Iranians who want regime to be bombed
As the Amir Taheri post below points out, Obama's appeasement of the Iranian regime is undermining the opposition and giving hope to our enemies in Iran. Any bombing attacks on Iran would need to be sustained over a much greater period than that suggested by this article. They would need to be on the order of six to eight weeks destroying weapons production facilities and Iran's war making infrastructure. Finding the political will to do that would be more difficult than the kinetic operation.As Barack Obama and John McCain thrash it out over how they would deal with Iran, voices from inside Iran are weighing in with an unusual message: If the United States strikes hard and fast, we will support you.
Emissaries from inside Iran have been meeting with Iranian exiles in Europe, the United States, and elsewhere in recent weeks to deliver this provocative message, which they claim comes from pro-U.S. dissidents at the upper-most levels of the regime.
“U.S. airstrikes must be powerful and sustained enough to break the myth of the regime’s absolute power and reveal the weakness of the leadership,” a former official who traveled outside of Iran recently said.
The United States should target the office of Iran’s Supreme Leader, Ayatollah Ali Khamenei, as well as the headquarters of the Revolutionary Guards Corp, the offices of President Mahmoud Ahmadinejad, and that of his predecessor and rival, Mullah Hashemi-Rafsanjani, Iranian sources say.
The goal should be to carry out sustained airstrikes over a 48-72 hour period that would “decapitate” the regime.
Such a strike would send a clear message to the Iranian people and to disgruntled officials throughout Iran’s faction-ridden government that the United States is serious about confronting the regime over its bad behavior in Iraq and is willing to strike the leaders responsible for that behavior, the Iranian sources argue.
Former U.S. ambassador to the United Nations John Bolton has urged the administration to launch airstrikes against Quds Force bases and facilities in Iran that have been used to support Iran’s campaign to help terrorist groups in Iraq to kill Americans.
But many Iranians contend that limited strikes would have a limited usefulness, and might even be counter-productive.
“The conventional wisdom is that limited strikes will allow the regime to rally the people around the flag,” says Mohebat Ahdiyyih, an Iran media analyst at the office of the director of National Intelligence.
“However, if the U.S. launches a major strike that goes after the leadership in Iran, that’s different,” he told Newsmax. “Most Iranians hate the regime.

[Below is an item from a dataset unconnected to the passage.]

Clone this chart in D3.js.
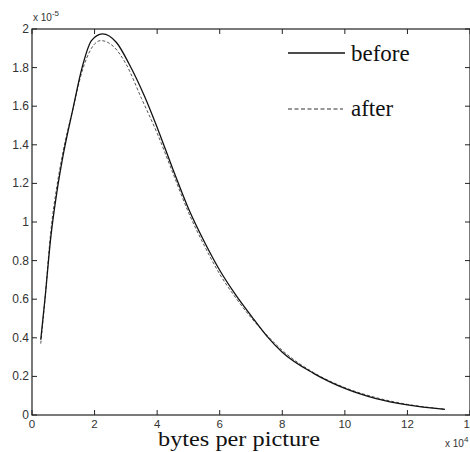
<!DOCTYPE html>
<html>
<head>
<meta charset="utf-8">
<script src="https://cdn.jsdelivr.net/npm/d3@7"></script>
<style>
  body { margin: 0; background: #fff; }
  svg { display: block; }
</style>
</head>
<body>
<div id="chart"></div>
<script>
// values in units of 1e4 bytes (x) and 1e-5 (y)
const beforeX = [0.28, 0.42, 0.6, 0.8, 1.0, 1.3, 1.6, 1.9, 2.25, 2.7, 3.1, 3.6, 4.0, 4.5, 5.0, 5.5, 6.0, 6.5, 7.0, 7.5, 8.0, 9.0, 10.0, 11.0, 12.0, 13.2];
const beforeY = [0.39, 0.61, 0.92, 1.16, 1.35, 1.58, 1.80, 1.94, 1.975, 1.93, 1.82, 1.65, 1.49, 1.275, 1.07, 0.90, 0.75, 0.625, 0.515, 0.41, 0.325, 0.216, 0.138, 0.085, 0.052, 0.029];
const afterX = [0.28, 0.42, 0.6, 0.8, 1.0, 1.3, 1.6, 1.9, 2.2, 2.6, 3.0, 3.5, 4.0, 4.5, 5.0, 5.5, 6.0, 6.5, 7.0, 7.5, 8.0, 9.0, 10.0, 11.0, 12.0, 13.2];
const afterY = [0.37, 0.61, 0.95, 1.19, 1.37, 1.58, 1.78, 1.90, 1.94, 1.91, 1.82, 1.64, 1.46, 1.255, 1.05, 0.88, 0.73, 0.61, 0.505, 0.415, 0.335, 0.22, 0.142, 0.09, 0.055, 0.03];
const xTicks = [0, 2, 4, 6, 8, 10, 12, 14];
const yTicks = [0, 0.2, 0.4, 0.6, 0.8, 1, 1.2, 1.4, 1.6, 1.8, 2];

const width = 470, height = 452;
const marginLeft = 32, marginTop = 29, marginBottom = 37;
const plotRight = 470;

const x = d3.scaleLinear().domain([0, 14]).range([marginLeft, plotRight]);
const y = d3.scaleLinear().domain([0, 2]).range([height - marginBottom, marginTop]);

const svg = d3.select("#chart").append("svg")
    .attr("width", width)
    .attr("height", height)
    .attr("viewBox", [0, 0, width, height]);

const tickFont = "Liberation Sans, Arial, sans-serif";
const serif = "Liberation Serif, Times New Roman, serif";
const labelColor = "#333";

// frame
svg.append("rect")
    .attr("x", marginLeft).attr("y", marginTop)
    .attr("width", plotRight - marginLeft)
    .attr("height", height - marginBottom - marginTop)
    .attr("fill", "none")
    .attr("stroke", "#222")
    .attr("stroke-width", 1.2);

// inward ticks
const tickLen = 5;
const ticks = svg.append("g").attr("stroke", "#222").attr("stroke-width", 1);
ticks.selectAll(".xb").data(xTicks).join("line")
    .attr("x1", d => x(d)).attr("x2", d => x(d))
    .attr("y1", y(0)).attr("y2", y(0) - tickLen);
ticks.selectAll(".xt").data(xTicks).join("line")
    .attr("x1", d => x(d)).attr("x2", d => x(d))
    .attr("y1", y(2)).attr("y2", y(2) + tickLen);
ticks.selectAll(".yl").data(yTicks).join("line")
    .attr("x1", x(0)).attr("x2", x(0) + tickLen)
    .attr("y1", d => y(d)).attr("y2", d => y(d));
ticks.selectAll(".yr").data(yTicks).join("line")
    .attr("x1", x(14)).attr("x2", x(14) - tickLen)
    .attr("y1", d => y(d)).attr("y2", d => y(d));

// tick labels
svg.append("g")
    .attr("font-family", tickFont).attr("font-size", 11.5).attr("fill", labelColor)
    .attr("text-anchor", "middle")
  .selectAll("text").data(xTicks).join("text")
    .attr("x", d => x(d))
    .attr("y", y(0) + 13)
    .text(d => d);

svg.append("g")
    .attr("font-family", tickFont).attr("font-size", 12).attr("fill", labelColor)
    .attr("text-anchor", "end")
  .selectAll("text").data(yTicks).join("text")
    .attr("x", x(0) - 3)
    .attr("y", d => y(d) + 4)
    .text(d => d3.format("~g")(d));

// exponent labels
const expTop = svg.append("text")
    .attr("x", marginLeft + 1).attr("y", 21)
    .attr("font-family", tickFont).attr("font-size", 10).attr("fill", labelColor);
expTop.append("tspan").text("x 10");
expTop.append("tspan").attr("dy", -5).attr("font-size", 8).text("-5");

const expBottom = svg.append("text")
    .attr("x", 445).attr("y", 447)
    .attr("font-family", tickFont).attr("font-size", 10).attr("fill", labelColor);
expBottom.append("tspan").text("x 10");
expBottom.append("tspan").attr("dy", -5).attr("font-size", 8).text("4");

// axis title
svg.append("text")
    .attr("x", 158).attr("y", 446)
    .attr("font-family", serif)
    .attr("font-size", 21)
    .attr("textLength", 162)
    .attr("lengthAdjust", "spacingAndGlyphs")
    .attr("fill", "#111")
    .text("bytes per picture");

// curves
const line = d3.line().curve(d3.curveMonotoneX).x(d => x(d[0])).y(d => y(d[1]));
const beforeData = beforeX.map((v, i) => [v, beforeY[i]]);
const afterData = afterX.map((v, i) => [v, afterY[i]]);

svg.append("path")
    .datum(afterData)
    .attr("d", line)
    .attr("fill", "none")
    .attr("stroke", "#555")
    .attr("stroke-width", 1)
    .attr("stroke-dasharray", "3,2");

svg.append("path")
    .datum(beforeData)
    .attr("d", line)
    .attr("fill", "none")
    .attr("stroke", "#111")
    .attr("stroke-width", 1.3);

// legend
const legend = svg.append("g")
    .attr("font-family", serif)
    .attr("font-size", 23)
    .attr("fill", "#111");
legend.append("line")
    .attr("x1", 288).attr("x2", 345).attr("y1", 53).attr("y2", 53)
    .attr("stroke", "#111").attr("stroke-width", 1.5);
legend.append("text").attr("x", 351).attr("y", 61).text("before");
legend.append("line")
    .attr("x1", 288).attr("x2", 343).attr("y1", 109).attr("y2", 109)
    .attr("stroke", "#333").attr("stroke-width", 1.2)
    .attr("stroke-dasharray", "4,2.5");
legend.append("text").attr("x", 351).attr("y", 116).text("after");
</script>
</body>
</html>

People would be very happy to see a major strike that took out the leadership.”
Mr. Ahdiyyih and other Iran analysts speaking at an American Enterprise Institute conference on Monday painted a picture of a bitterly-divided regime in Tehran that is “unstable” and fighting for its survival.
“The situation is so bad that former president Mohammad Khatami has said that the hard-liners [close to president Mahmoud Ahmadinejad] are worse than al-Qaida,” Ahdiyyih said.

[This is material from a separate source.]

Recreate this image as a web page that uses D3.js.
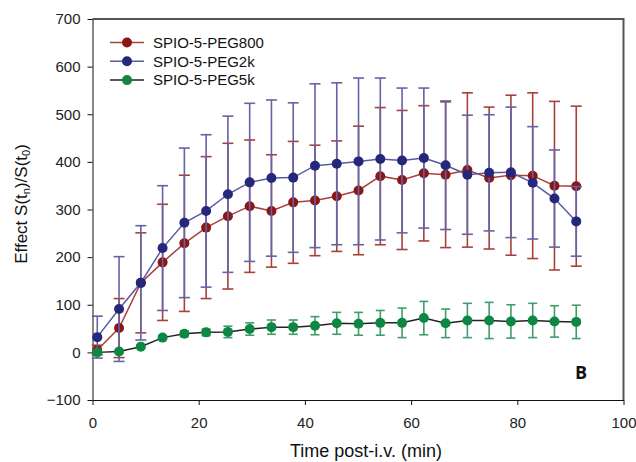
<!DOCTYPE html>
<html>
<head>
<meta charset="utf-8">
<script src="https://cdn.jsdelivr.net/npm/d3@7"></script>
<style>
  body { margin: 0; background: #fff; }
  svg { font-family: "Liberation Sans", Arial, sans-serif; }
  .axis text { font-size: 15px; fill: #222; }
  .axis path, .axis line { stroke: #111; }
</style>
</head>
<body>
<div id="chart"></div>
<script>
// time points (min)
const times = [0.9, 5.0, 9.1, 13.2, 17.3, 21.4, 25.5, 29.6, 33.7, 37.8, 41.9, 46.0,
  50.1, 54.2, 58.3, 62.4, 66.5, 70.6, 74.7, 78.8, 82.9, 87.0, 91.1];

// SPIO-5-PEG800
const peg800 = [5, 51, 146, 189, 229, 262, 286, 307, 297, 315, 319, 328,
  340, 370, 362, 376, 373, 383, 366, 372, 371, 350, 349];
const peg800Err = [10, 62, 105, 122, 143, 149, 153, 139, 118, 128, 116, 116,
  135, 144, 146, 142, 153, 162, 149, 168, 174, 177, 168];

// SPIO-5-PEG2k
const peg2k = [32, 91, 146, 219, 272, 297, 332, 357, 366, 367, 392, 396,
  401, 406, 403, 408, 393, 373, 377, 378, 356, 323, 275];
const peg2kErr = [44, 110, 120, 131, 157, 160, 164, 166, 164, 157, 172, 170,
  175, 170, 152, 147, 135, 125, 122, 137, 118, 102, 73];

// SPIO-5-PEG5k
const peg5k = [0, 2, 12, 31, 39, 42, 43, 49, 53, 53, 56, 61,
  60, 62, 62, 72, 61, 67, 67, 65, 67, 65, 64];
const peg5kErr = [2, 2, 3, 4, 6, 7, 12, 13, 15, 15, 19, 23,
  24, 26, 31, 35, 30, 36, 38, 35, 36, 33, 35];

const xTicks = [0, 20, 40, 60, 80, 100];
const yTicks = [-100, 0, 100, 200, 300, 400, 500, 600, 700];

const series = [
  {name: "SPIO-5-PEG800", values: peg800, err: peg800Err,
    dot: "#8a1616", line: "#a8413c", bar: "#a8413c", cap: 11},
  {name: "SPIO-5-PEG2k", values: peg2k, err: peg2kErr,
    dot: "#24277a", line: "#5a5aa2", bar: "#6363a8", cap: 11},
  {name: "SPIO-5-PEG5k", values: peg5k, err: peg5kErr,
    dot: "#0d8743", line: "#222", bar: "#3f9d69", cap: 9}
];

const W = 636, H = 462;
const margin = {top: 19, right: 12.5, bottom: 62, left: 92.5};

const svg = d3.select("#chart").append("svg")
  .attr("width", W).attr("height", H);

const x = d3.scaleLinear().domain([0, 100]).range([margin.left, W - margin.right]);
const y = d3.scaleLinear().domain([-100, 700]).range([H - margin.bottom, margin.top]);

/* frame: top and right in grey */
svg.append("path")
  .attr("d", `M${x(0)},${y(700)}H${x(100)}V${y(-100)}`)
  .attr("fill", "none").attr("stroke", "#555").attr("stroke-width", 2);

/* axes */
svg.append("g").attr("class", "axis")
  .attr("transform", `translate(0,${y(-100)})`)
  .call(d3.axisBottom(x).tickValues(xTicks).tickSize(5).tickSizeOuter(0).tickPadding(12));

svg.append("g").attr("class", "axis")
  .attr("transform", `translate(${x(0)},0)`)
  .call(d3.axisLeft(y).tickValues(yTicks).tickSize(5).tickSizeOuter(0).tickPadding(7));

/* axis titles */
svg.append("text")
  .attr("x", 366).attr("y", 457)
  .attr("text-anchor", "middle").style("font-size", "18px").attr("fill", "#111")
  .text("Time post-i.v. (min)");

const yt = svg.append("text")
  .attr("transform", "translate(27,204) rotate(-90)")
  .attr("text-anchor", "middle").style("font-size", "17px").attr("fill", "#111");
yt.append("tspan").text("Effect S(t");
yt.append("tspan").attr("baseline-shift", "-25%").style("font-size", "11px").text("n");
yt.append("tspan").text(")/S(t");
yt.append("tspan").attr("baseline-shift", "-25%").style("font-size", "11px").text("0");
yt.append("tspan").text(")");

/* series */
const line = d3.line().x((d, i) => x(times[i])).y(d => y(d));

series.forEach(s => {
  const g = svg.append("g");

  // error bars
  const eb = g.selectAll(".eb").data(s.values).join("g");
  eb.append("line")
    .attr("x1", (d, i) => x(times[i])).attr("x2", (d, i) => x(times[i]))
    .attr("y1", (d, i) => y(d - s.err[i])).attr("y2", (d, i) => y(d + s.err[i]))
    .attr("stroke", s.bar).attr("stroke-width", 1.6);
  [-1, 1].forEach(sign => {
    eb.append("line")
      .attr("x1", (d, i) => x(times[i]) - s.cap / 2).attr("x2", (d, i) => x(times[i]) + s.cap / 2)
      .attr("y1", (d, i) => y(d + sign * s.err[i])).attr("y2", (d, i) => y(d + sign * s.err[i]))
      .attr("stroke", s.bar).attr("stroke-width", 1.6);
  });

  g.append("path").datum(s.values)
    .attr("d", line).attr("fill", "none")
    .attr("stroke", s.line).attr("stroke-width", 1.5);

  g.selectAll("circle").data(s.values).join("circle")
    .attr("cx", (d, i) => x(times[i])).attr("cy", d => y(d))
    .attr("r", 5).attr("fill", s.dot);
});

/* legend */
const legend = svg.append("g").attr("transform", "translate(110,42.5)");
series.forEach((s, i) => {
  const row = legend.append("g").attr("transform", `translate(0,${i * 18.8})`);
  row.append("line").attr("x1", 0).attr("x2", 34).attr("stroke", s.line).attr("stroke-width", 1.5);
  row.append("circle").attr("cx", 17).attr("r", 5).attr("fill", s.dot);
  row.append("text").attr("x", 43).attr("dy", "0.35em")
    .style("font-size", "15px").attr("fill", "#111").text(s.name);
});

/* panel letter */
svg.append("text")
  .attr("x", 575).attr("y", 379)
  .style("font-family", "'Open Sans', 'DejaVu Sans', sans-serif")
  .style("font-size", "18px").style("font-weight", "bold").attr("fill", "#111")
  .text("B");
</script>
</body>
</html>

Mr. Ahdiyyih regularly scans the Iranian media, including Web sites close to Ahmadinejad and his rivals, to find clues about the factional infighting in Tehran.

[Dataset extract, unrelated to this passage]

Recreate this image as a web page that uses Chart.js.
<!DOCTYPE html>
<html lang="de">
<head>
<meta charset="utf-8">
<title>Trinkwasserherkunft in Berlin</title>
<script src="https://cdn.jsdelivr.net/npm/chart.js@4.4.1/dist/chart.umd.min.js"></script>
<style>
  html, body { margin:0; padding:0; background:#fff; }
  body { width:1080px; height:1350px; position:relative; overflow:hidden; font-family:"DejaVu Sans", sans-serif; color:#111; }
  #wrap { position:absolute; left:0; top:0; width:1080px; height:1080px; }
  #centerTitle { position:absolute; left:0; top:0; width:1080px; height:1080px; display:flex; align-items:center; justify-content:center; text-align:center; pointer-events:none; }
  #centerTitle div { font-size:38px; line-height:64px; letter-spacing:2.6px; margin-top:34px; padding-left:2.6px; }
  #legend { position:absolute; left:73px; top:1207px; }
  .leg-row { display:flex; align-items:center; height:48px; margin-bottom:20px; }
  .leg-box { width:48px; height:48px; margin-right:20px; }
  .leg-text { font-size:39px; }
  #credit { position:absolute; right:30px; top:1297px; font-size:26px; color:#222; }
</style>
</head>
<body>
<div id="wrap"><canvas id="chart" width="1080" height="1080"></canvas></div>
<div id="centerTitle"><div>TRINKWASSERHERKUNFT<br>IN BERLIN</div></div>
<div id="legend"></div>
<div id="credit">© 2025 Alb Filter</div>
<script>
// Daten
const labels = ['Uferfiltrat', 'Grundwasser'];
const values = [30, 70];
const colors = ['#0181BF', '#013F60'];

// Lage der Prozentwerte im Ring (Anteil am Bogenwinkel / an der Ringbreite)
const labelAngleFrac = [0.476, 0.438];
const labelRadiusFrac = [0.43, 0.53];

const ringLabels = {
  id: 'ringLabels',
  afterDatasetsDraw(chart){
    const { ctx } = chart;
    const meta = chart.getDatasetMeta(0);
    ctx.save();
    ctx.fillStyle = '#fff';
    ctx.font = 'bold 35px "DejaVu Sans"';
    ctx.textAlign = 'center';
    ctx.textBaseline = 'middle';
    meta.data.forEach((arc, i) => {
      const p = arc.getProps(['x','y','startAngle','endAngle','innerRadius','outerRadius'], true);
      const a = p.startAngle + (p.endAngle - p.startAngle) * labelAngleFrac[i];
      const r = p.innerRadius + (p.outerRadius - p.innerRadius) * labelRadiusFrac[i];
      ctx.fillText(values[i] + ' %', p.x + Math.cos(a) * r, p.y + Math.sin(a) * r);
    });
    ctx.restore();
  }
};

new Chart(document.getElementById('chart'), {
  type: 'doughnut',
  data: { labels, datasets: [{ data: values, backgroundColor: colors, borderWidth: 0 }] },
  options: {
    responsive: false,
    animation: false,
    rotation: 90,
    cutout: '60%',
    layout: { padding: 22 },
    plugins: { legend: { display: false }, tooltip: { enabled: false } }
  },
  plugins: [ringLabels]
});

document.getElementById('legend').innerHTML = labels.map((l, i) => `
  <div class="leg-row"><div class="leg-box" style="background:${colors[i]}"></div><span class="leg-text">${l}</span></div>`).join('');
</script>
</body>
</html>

Mullah Hashemi-Rafsanjani, a rival to Ahmadinejad who is often mistakenly portrayed in the U.S. media as a “moderate,” has been warning that Iran “faces a serious threat of being attacked by the United States,” Ahdiyyih said.
“Ahmadinejad’s people say it’s just a psychological war. But if Iranians found out the risks of their nuclear program, the regime would face serious problems” from opposition inside Iran, he added.